Cleaning US Census Data

By: Malcom Calivar

Published: June 29, 2021

Project information

This project takes US Census Data that's spread across ten CSV files in order to combine them into one dataframe and clean it. Much of the data found in this dataset would be very easy for a person to read as it includes percent signs, dollar signs, and other notation along with the numbers that indicate what each column is meant to represent.

Unfortunately, this makes it very difficult for any sort of data analysis or visualization that would require aggregate functions or summary statistics.

Necessary libraries

Along with our standard analysis fare, we will be using Glob. Glob allows us to combine multiple files into a list we can iterate through in order to create one dataframe that includes all the data.

Problematic columns

  • Race breakdown contains a percent sign that can be removed to create numeric values (currently object type)
  • Income contains a dollar sign that can be removed to create numeric values (currently object type)
  • Gender population data is all on one column, can be separated and then further clean to create a numeric value
  • Extra column 'Unnamed: 0' which serves no real purpose after resetting the index earlier.

How the data was cleaned

Primarily, RegEx was used to remove problematic characters such as dollar and percent signs. For the GenderPop column specifically, which presents itself with two numbers separated by an underscore showing Male/Female population (e.g.: 300000M_300000F), the string was split at the underscore before removing the final character.

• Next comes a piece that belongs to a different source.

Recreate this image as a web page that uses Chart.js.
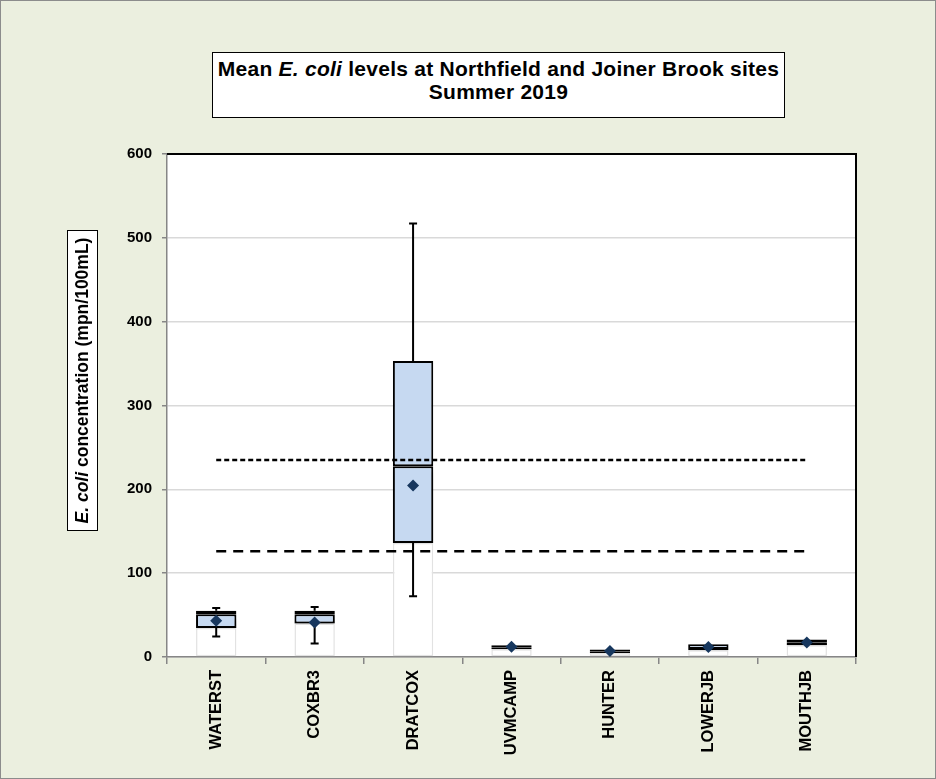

Finally, since the entire purpose of cleaning the data was to be able to use it for calculations, every column that was cleaned had its data type changed to a numeric type. Originally, these were string (or "object" in pandas) types.

Final steps

In total, 7 rows were missing information. This dataset was missing three rows for female population, which we were able to calculate by subtracting male population from total population. The remaining four missing observations were in the Pacific column. The numeric amounts that represent percentages for all other races were added together and subtracted from 100. 

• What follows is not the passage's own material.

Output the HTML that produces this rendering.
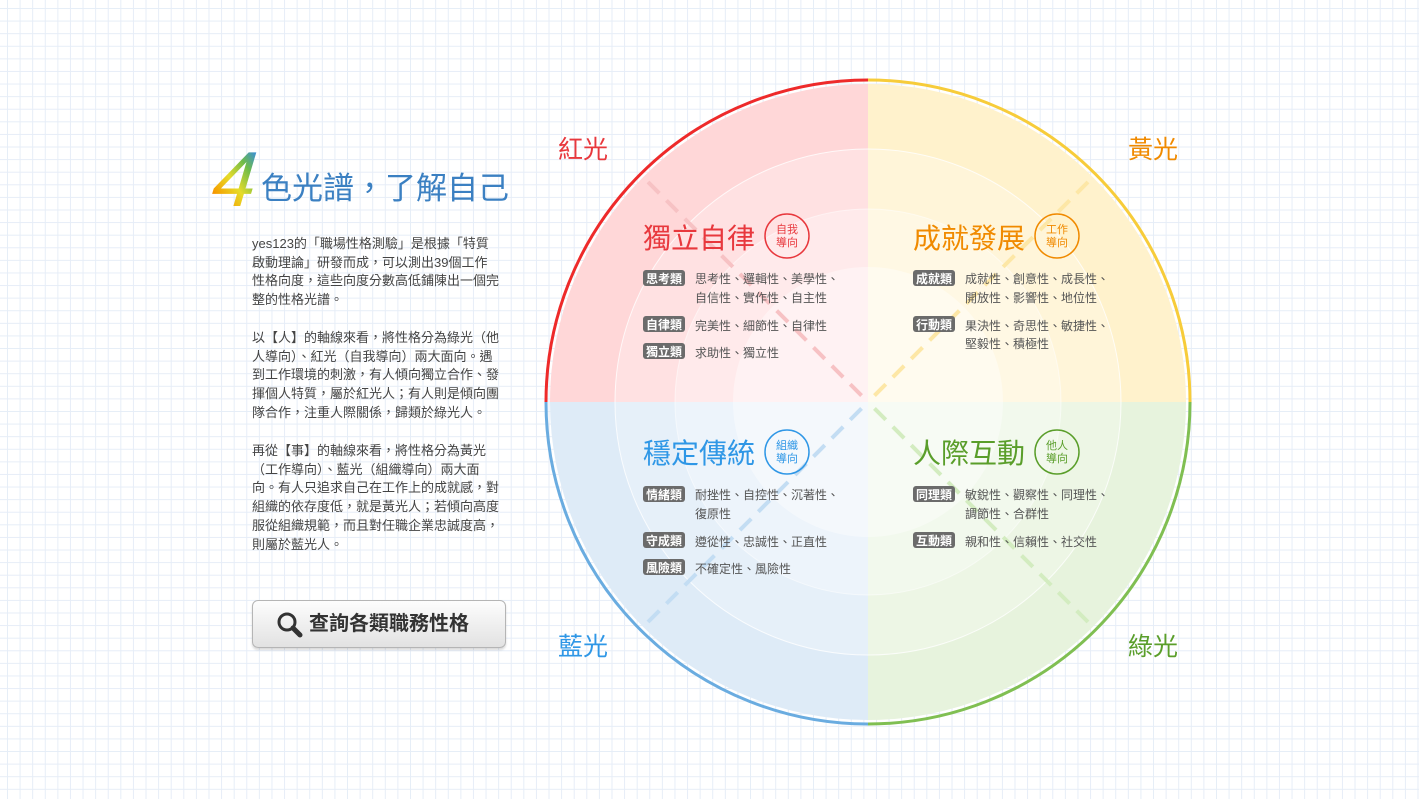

In the included notebook, several visualizations were created using the now numerical data. 

This step can often be seen as a chore, and data analysts and scientists often want to jump straight into what the data can tell them and how it can be used. We may even be tempted to work exclusively with data that's either already tidy or easy to clean. This removes the opportunity to work with a lot of potentially useful data. In the real world, most data will require some sort of processing or cleaning. As such, this is an important skill that can't be overlooked.